Smith, co-founder of the Utah-based software giant Qualtrics, told Deseret Magazine he wants Utah to rebrand itself to help attract more tech startups, development and Fortune 500 companies.

“The way (Smith) sees it, Utah has existed unfairly in the national imagination for far too long as a punchline — strange and square and goofy and backward,” Deseret Magazine reported. “State officials, rather than presenting a potent alternative to the tired stereotypes, have spent millions of dollars on an advertising campaign designed, effectively, to remind people that Utah has national parks.”

Smith takes particular issue with the state’s tourism slogan.

“I mean, the campaign is ‘Life Elevated,’” Smith said. “Really? Yeah, we know, we’re at 4,000 feet. Where are we going?”

Cox, specifically on the campaign, said “the job of tourism isn’t to focus on business. That’s not what tourism does. The focus of tourism is to bring tourists here.
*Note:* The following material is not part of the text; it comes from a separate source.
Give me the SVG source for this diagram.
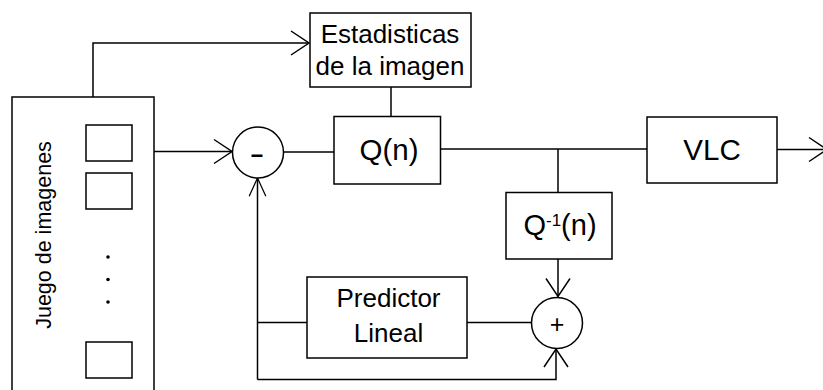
<svg xmlns="http://www.w3.org/2000/svg" width="823" height="390" viewBox="0 0 823 390">
  <style>
    .box { fill: #ffffff; stroke: #000000; stroke-width: 1.5; }
    .wire { fill: none; stroke: #000000; stroke-width: 1.5; }
    .lbl { font-family: "Liberation Sans", Arial, sans-serif; fill: #000000; text-anchor: middle; }
  </style>
  <defs>
    <marker id="open" markerUnits="userSpaceOnUse" markerWidth="40" markerHeight="40" refX="0" refY="0" viewBox="-20 -20 40 40" orient="auto" overflow="visible">
      <path d="M -18 -12 L 0 0 L -18 12" fill="none" stroke="#000000" stroke-width="1.5"/>
    </marker>
    <marker id="openLong" markerUnits="userSpaceOnUse" markerWidth="40" markerHeight="40" refX="0" refY="0" viewBox="-24 -20 48 40" orient="auto" overflow="visible">
      <path d="M -22 -10 L 0 0 L -22 10" fill="none" stroke="#000000" stroke-width="1.5"/>
    </marker>
  </defs>

  <!-- connectors -->
  <g id="connectors">
    <path class="wire" d="M 93 97 L 93 43 L 309 43" marker-end="url(#open)"/>
    <path class="wire" d="M 154 151.5 L 232 151.5" marker-end="url(#open)"/>
    <path class="wire" d="M 283 152 L 334 152"/>
    <path class="wire" d="M 391 87 L 391 116"/>
    <path class="wire" d="M 441 149 L 647 149"/>
    <path class="wire" d="M 777 149.5 L 827 149.5" marker-end="url(#open)"/>
    <path class="wire" d="M 558 149 L 558 192"/>
    <path class="wire" d="M 558 259 L 558 296.5" marker-end="url(#open)"/>
    <path class="wire" d="M 467 322.5 L 531.5 322.5"/>
    <path class="wire" d="M 307 322.5 L 257.5 322.5"/>
    <path class="wire" d="M 257.5 379.5 L 257.5 178" marker-end="url(#openLong)"/>
    <path class="wire" d="M 257.5 379.5 L 556 379.5 L 556 349" marker-end="url(#open)"/>
  </g>

  <!-- image set -->
  <g id="juego">
    <rect class="box" x="12" y="97" width="142" height="300"/>
    <rect class="box" x="86" y="125" width="46" height="36"/>
    <rect class="box" x="86" y="173" width="46" height="36"/>
    <rect class="box" x="86" y="342" width="46" height="36"/>
    <circle cx="108" cy="257" r="1.8" fill="#000000"/>
    <circle cx="108" cy="279.5" r="1.8" fill="#000000"/>
    <circle cx="108" cy="302" r="1.8" fill="#000000"/>
    <text class="lbl" font-size="21.5" transform="translate(51 235) rotate(-90)">Juego de imagenes</text>
  </g>

  <g id="estadisticas">
    <rect class="box" x="310" y="13" width="161" height="74"/>
    <text class="lbl" font-size="26" x="390" y="43.3">Estadisticas</text>
    <text class="lbl" font-size="26" x="390" y="74.5">de la imagen</text>
  </g>

  <g id="resta">
    <circle class="box" cx="258" cy="152.5" r="25.5"/>
    <text class="lbl" font-size="32" transform="translate(257 164) scale(1.4 1)">-</text>
  </g>

  <g id="q">
    <rect class="box" x="334" y="116.5" width="106.5" height="67.5"/>
    <text class="lbl" font-size="29.5" x="389" y="159.5">Q(n)</text>
  </g>

  <g id="vlc">
    <rect class="box" x="647" y="117" width="130" height="66"/>
    <text class="lbl" font-size="29.5" x="712" y="160">VLC</text>
  </g>

  <g id="qinv">
    <rect class="box" x="506" y="192.5" width="106" height="66.5"/>
    <text class="lbl" font-size="29" x="560" y="235">Q<tspan font-size="17" dy="-9">-1</tspan><tspan dy="9">(n)</tspan></text>
  </g>

  <g id="suma">
    <circle class="box" cx="557" cy="323" r="25.5"/>
    <text class="lbl" font-size="25" x="557" y="333">+</text>
  </g>

  <g id="predictor">
    <rect class="box" x="307" y="277" width="160" height="81"/>
    <text class="lbl" font-size="26" x="388.5" y="306.7">Predictor</text>
    <text class="lbl" font-size="26" x="388.5" y="341.7">Lineal</text>
  </g>
</svg>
“And no state in the nation, no tourism department in the nation has received more awards or been more successful in bringing tourists here.”

The governor pointed to Utah’s state and national parks, which are continuing to burst at the seams.

“You see it everyday. You see it in our national parks. You see it in our state parks. We had record increases in attendance in our state parks last year,” he said. That spike has continued in 2021, long after the onset of the COVID-19 pandemic pushed many more Americans outdoors. “We thought that would level back off and go back down this year. It hasn’t. We’ve had double digit growth again this year.”

Cox argued the perception that Utah is a strange state is becoming a thing of the past as more people discover all that it has to offer.

“There’s no question that there is some misinformation out there, and there always will be,” Cox said. “Everybody has their biases, and some of those are biased toward Utah. But when people do come to Utah, what they find is an incredible place.”

The state’s wild growth — from a burgeoning tech sector to a raging, severely imbalanced housing market with record-breaking price spikes — is forcing state leaders to confront how to balance that growth with Utahns’ quality of life.

“There will be more action this legislative session about what we do for the growth we’re seeing here,” Cox said. “But I think we’ve been very successful.”